Storey attended a 28-day in-house program at the Metis Addictions Council of Saskatchewan as an outpatient in 2010 and an inpatient in 2011.
Despite this, Larrea testified that though she knew of “similar-type situations” from Storey’s past, she was unaware she had an alcohol addiction or had a medical health issue resulting from addiction.
Two days before she showed up to work drunk in 2014, Storey told Larrea she was seeing a counsellor who recommended she take some time off — but she didn’t formally request it.
Storey felt it wouldn’t have been granted because the nursing home was short-staffed.
At arbitration, the employer argued there was no expert medical evidence that Storey had an addiction to alcohol. She denied being intoxicated when at work, or the following day, but later admitted she was drunk.
She was dishonest, and the home had no duty to accommodate an “alleged disability,” it said.

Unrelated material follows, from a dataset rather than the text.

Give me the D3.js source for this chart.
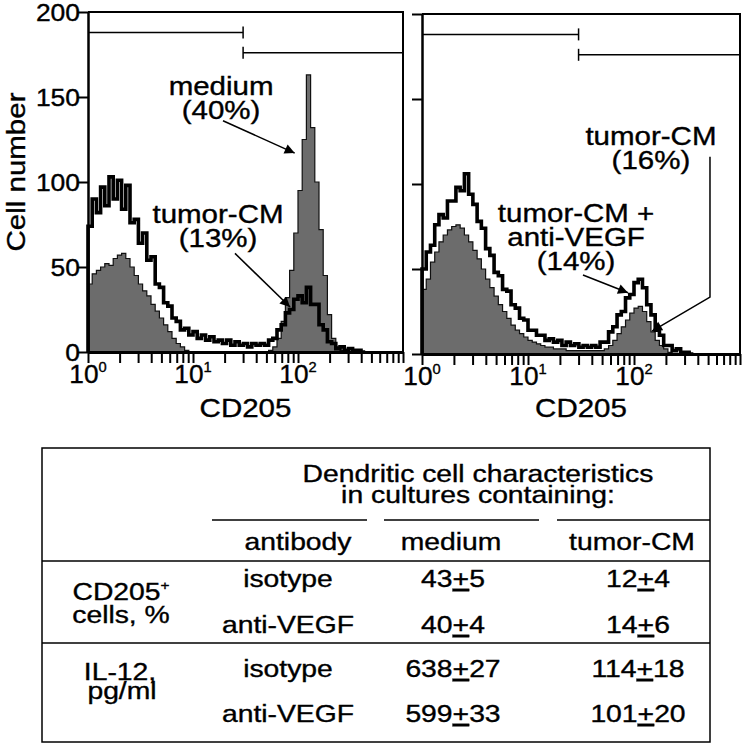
<!DOCTYPE html>
<html>
<head>
<meta charset="utf-8">
<script src="https://cdn.jsdelivr.net/npm/d3@7"></script>
<style>
  html, body { margin: 0; padding: 0; background: #fff; }
  svg { display: block; }
</style>
</head>
<body>
<div id="chart"></div>
<script>
// histogram channels, 0.04 decade wide, starting at 10^0
const binWidth = 0.04;

const leftMedium = [40, 46, 48, 50, 52, 51, 55, 57, 58, 55, 50, 45, 40, 36, 33, 28, 24, 20, 16, 12,
  8, 5, 3, 1, 0, 0, 0, 0, 0, 0, 0, 0, 0, 0, 0, 0, 0, 0, 0, 0,
  0, 0, 0, 1, 3, 8, 18, 32, 48, 70, 95, 125, 163, 132, 100, 72, 45, 22, 8, 3, 1, 0];
const leftTumorCM = [74, 90, 82, 97, 86, 103, 90, 101, 84, 98, 76, 78, 64, 70, 54, 56, 40, 38, 29, 27,
  20, 18, 13, 14, 10, 12, 8, 10, 7, 9, 6, 7, 5, 7, 4, 6, 4, 5, 3, 5,
  4, 5, 4, 7, 8, 13, 16, 23, 25, 31, 33, 29, 38, 28, 28, 16, 13, 6, 5, 2, 3, 1, 2, 1, 1, 0];
const rightTumorCM = [38, 44, 54, 60, 66, 70, 73, 75, 76, 74, 70, 66, 61, 56, 50, 44, 39, 34, 29, 25,
  21, 17, 14, 12, 10, 8, 7, 6, 5, 4, 4, 3, 3, 3, 2, 2, 2, 2, 2, 2,
  2, 2, 2, 3, 5, 8, 12, 16, 20, 24, 27, 28, 25, 19, 13, 8, 5, 3, 1, 0];
const rightAntiVEGF = [50, 60, 64, 76, 82, 80, 90, 90, 98, 96, 106, 94, 88, 78, 74, 62, 58, 48, 46, 38,
  37, 29, 27, 21, 20, 14, 14, 11, 11, 8, 9, 7, 8, 5, 7, 5, 6, 4, 5, 4,
  5, 4, 7, 7, 13, 16, 23, 25, 33, 35, 42, 44, 39, 29, 23, 14, 11, 5, 5, 2, 3, 1, 1, 0];

const yTicks = [0, 50, 100, 150, 200];
const xLabelExp = [0, 1, 2];
const gateStart = [1, 30];
const gateEnd = [30, 1000];
const gateLevel = [188, 176];

// table
const tableHeader = ["Dendritic cell characteristics", "in cultures containing:"];
const tableCols = ["antibody", "medium", "tumor-CM"];
const antibodies = ["isotype", "anti-VEGF", "isotype", "anti-VEGF"];
const mediumMean = [43, 40, 638, 599];
const mediumErr = [5, 4, 27, 33];
const tumorMean = [12, 14, 114, 101];
const tumorErr = [4, 6, 18, 20];

const FONT = "'Liberation Sans', Arial, Helvetica, sans-serif";
const GRAY = "#6c6c6c";

const svg = d3.select("#chart").append("svg")
  .attr("width", 742)
  .attr("height", 743);

svg.append("defs").append("marker")
  .attr("id", "arrow")
  .attr("viewBox", "0 0 10 10")
  .attr("refX", 10)
  .attr("refY", 5)
  .attr("markerUnits", "userSpaceOnUse")
  .attr("markerWidth", 15)
  .attr("markerHeight", 10)
  .attr("orient", "auto")
  .append("path")
  .attr("d", "M0,0L10,5L0,10z")
  .attr("fill", "#000");

// text with the wide, heavy look of the original lettering
function label(sel, str, x, y, size, opt = {}) {
  const sx = opt.sx || 1.18;
  return sel.append("text")
    .attr("transform", `translate(${x},${y}) rotate(${opt.rotate || 0}) scale(${sx},1)`)
    .attr("text-anchor", opt.anchor || "middle")
    .style("font-family", FONT)
    .style("font-size", size + "px")
    .attr("fill", "#000")
    .attr("stroke", "#000")
    .attr("stroke-width", 0.35)
    .text(str);
}

function steps(values) {
  const pts = [[1, 0]];
  values.forEach((v, i) => pts.push([Math.pow(10, i * binWidth), v]));
  pts.push([Math.pow(10, values.length * binWidth), 0]);
  return pts;
}

const panels = [
  {
    left: 88, right: 403, top: 12, bottom: 352, fill: leftMedium, line: leftTumorCM, yLabels: true,
    notes: [
      { lines: ["medium", "(40%)"], at: [18.5, 151], arrow: [[19.3, 136], [93, 117]] },
      { lines: ["tumor-CM", "(13%)"], at: [17.3, 76], arrow: [[25.1, 58], [84, 26.5]] }
    ]
  },
  {
    left: 422, right: 740, top: 14, bottom: 354, fill: rightTumorCM, line: rightAntiVEGF, yLabels: false,
    notes: [
      { lines: ["tumor-CM", "(16%)"], at: [144.5, 123], arrow: [[521, 116], [521, 33.5], [148, 13.5]] },
      { lines: ["tumor-CM +", "anti-VEGF", "(14%)"], at: [28.4, 77.6], arrow: [[33, 46.5], [87.8, 36]] }
    ]
  }
];

panels.forEach((p) => {
  const x = d3.scaleLog().domain([1, 1000]).range([p.left, p.right]);
  const y = d3.scaleLinear().domain([0, 200]).range([p.bottom, p.top]);
  const g = svg.append("g");

  const area = d3.area()
    .curve(d3.curveStepAfter)
    .x((d) => x(d[0]))
    .y0(y(0))
    .y1((d) => y(d[1]));
  const line = d3.line()
    .curve(d3.curveStepAfter)
    .x((d) => x(d[0]))
    .y((d) => y(d[1]));

  g.append("path")
    .datum(steps(p.fill))
    .attr("d", area)
    .attr("fill", GRAY)
    .attr("stroke", "#111")
    .attr("stroke-width", 1.2);

  g.append("path")
    .datum(steps(p.line))
    .attr("d", line)
    .attr("fill", "none")
    .attr("stroke", "#000")
    .attr("stroke-width", 3.6)
    .attr("stroke-linejoin", "miter");

  // frame top and right
  g.append("path")
    .attr("d", `M${x(1)},${y(200)}H${x(1000)}V${y(0)}`)
    .attr("fill", "none")
    .attr("stroke", "#000")
    .attr("stroke-width", 2);

  // gates
  gateStart.forEach((s, i) => {
    g.append("line")
      .attr("x1", x(s)).attr("x2", x(gateEnd[i]))
      .attr("y1", y(gateLevel[i])).attr("y2", y(gateLevel[i]))
      .attr("stroke", "#000").attr("stroke-width", 1.5);
    g.append("line")
      .attr("x1", x(30)).attr("x2", x(30))
      .attr("y1", y(gateLevel[i]) - 6).attr("y2", y(gateLevel[i]) + 6)
      .attr("stroke", "#000").attr("stroke-width", 1.5);
  });

  // axes
  const xAxis = g.append("g")
    .attr("transform", `translate(0,${p.bottom})`)
    .call(d3.axisBottom(x).tickValues(x.ticks()).tickSize(11).tickSizeOuter(0).tickFormat(""));
  xAxis.select(".domain").attr("stroke-width", 3);
  xAxis.selectAll(".tick line").attr("stroke-width", 2);

  const yAxis = g.append("g")
    .attr("transform", `translate(${p.left},0)`)
    .call(d3.axisLeft(y).tickValues(yTicks).tickSize(10).tickSizeOuter(0).tickFormat(""));
  yAxis.select(".domain").attr("stroke-width", 2.5);
  yAxis.selectAll(".tick line").attr("stroke-width", 2);

  xLabelExp.forEach((e) => {
    const t = label(g, "", x(Math.pow(10, e)), p.bottom + 31, 25, { sx: 1.05 });
    t.append("tspan").text("10");
    t.append("tspan").attr("dy", -11).style("font-size", "14px").text(e);
  });

  if (p.yLabels) {
    yTicks.forEach((v) => {
      label(g, v, p.left - 8, y(v) + 8.5, 23, { anchor: "end", sx: 1.15 });
    });
  }

  label(g, "CD205", (p.left + p.right) / 2, 417, 25);

  // annotations
  p.notes.forEach((n) => {
    n.lines.forEach((s, i) => {
      label(g, s, x(n.at[0]), y(n.at[1]) + i * 24, 25);
    });
    g.append("path")
      .attr("d", d3.line().x((d) => x(d[0])).y((d) => y(d[1]))(n.arrow))
      .attr("fill", "none")
      .attr("stroke", "#000")
      .attr("stroke-width", 1.5)
      .attr("marker-end", "url(#arrow)");
  });
});

label(svg, "Cell number", 25, 172, 25, { rotate: -90 });

// ---- table ----
const tbl = svg.append("g");
const tLeft = 42, tRight = 710, tTop = 448, tBottom = 742;
const sepY = [561, 643];
const colX = [288, 453, 638];
const headX = [298, 451, 632];
const rowY = [587, 633, 677, 722];
const underline = [[212, 367], [384, 539], [557, 710]];

tbl.append("rect")
  .attr("x", tLeft).attr("y", tTop)
  .attr("width", tRight - tLeft).attr("height", tBottom - tTop)
  .attr("fill", "none").attr("stroke", "#000").attr("stroke-width", 1.5);

sepY.forEach((sy) => {
  tbl.append("line")
    .attr("x1", tLeft).attr("x2", tRight).attr("y1", sy).attr("y2", sy)
    .attr("stroke", "#000").attr("stroke-width", 1.5);
});
underline.forEach((u) => {
  tbl.append("line")
    .attr("x1", u[0]).attr("x2", u[1]).attr("y1", 520).attr("y2", 520)
    .attr("stroke", "#000").attr("stroke-width", 1.3);
});

tableHeader.forEach((s, i) => label(tbl, s, 478, 482 + i * 21, 24));
tableCols.forEach((s, i) => label(tbl, s, headX[i], 550, 24));

function pm(sel, x, yy, mean, err) {
  const t = label(sel, "", x, yy, 24);
  t.append("tspan").text(mean);
  t.append("tspan").style("text-decoration", "underline").text("+");
  t.append("tspan").text(err);
}

antibodies.forEach((a, i) => {
  label(tbl, a, colX[0], rowY[i], 24);
  pm(tbl, colX[1], rowY[i], mediumMean[i], mediumErr[i]);
  pm(tbl, colX[2], rowY[i], tumorMean[i], tumorErr[i]);
});

const cd = label(tbl, "", 121, 600, 24);
cd.append("tspan").text("CD205");
cd.append("tspan").attr("dy", -10).style("font-size", "13px").text("+");
label(tbl, "cells, %", 121, 623, 24);
label(tbl, "IL-12,", 120, 680, 24);
label(tbl, "pg/ml", 122, 699, 24);
</script>
</body>
</html>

Even if there was a medical disability, the employer argued termination was not excessive as there had been a complete loss of trust and the employment relationship was no longer viable.

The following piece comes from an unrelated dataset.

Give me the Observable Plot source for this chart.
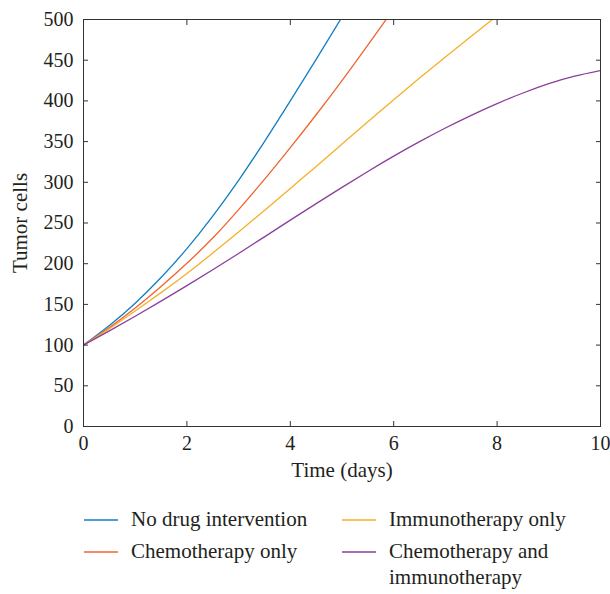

The arbitrators disagreed on all almost all points.
Not disciplining a health-care worker who showed up late and intoxicated would be a “rare circumstance indeed,” they wrote. But in finding Storey’s conduct non-culpable and undeserving of any discipline, that’s exactly what the arbitration board did.
It found ample evidence of an alcohol addiction and even though Larrea wasn’t involved with the employer’s letters in 2007 to 2010, it was “inconceivable that she did not know (Storey) was addicted to alcohol and had a disability.”

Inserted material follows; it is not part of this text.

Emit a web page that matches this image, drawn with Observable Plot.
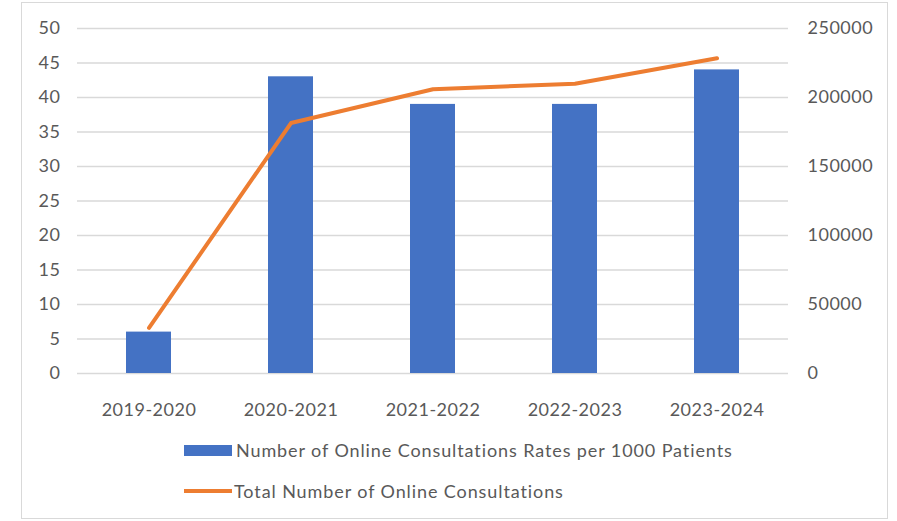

The arbitrators found it ironic that Larrea was aware of the previous incidents because the employer breached the sunset clause that should have expunged the 2007-2010 events from Storey’s files.
“The notes from the investigation meetings and the termination letter plainly reveal the influence of the aged records and discipline regarding intoxication, which had an alcohol problem at its core,” wrote the board.
It chastised the employer for not delivering the second discipline letter — which called for an unpaid suspension and for her to enter a treatment program.
“What makes us shake our heads is that Ms. Larrea knew (Storey) was intoxicated (or, at a minimum, under the influence of alcohol) on June 18, and (Storey’s) denial was implausible. What more would a reasonable employer need to trigger the accommodation set out in the letter that was not delivered?”
The employer shouldn’t have waited for an official time off request. Broaching the subject with her employer was a “cry for help that fell on deaf ears,” said the board. And had more empathy been shown, given the worker’s history, the June 18 incident could have been avoided.
The board also took the employer to task for accommodating Storey in the past when she was a more junior employee, but turning immediately to termination for a similar offence when she had more seniority.
It ordered Storey reinstated with full back pay, seniority and benefits. The only condition attached was for her to attend an accredited treatment program “to the extent reasonably determined to be necessary from time to time.”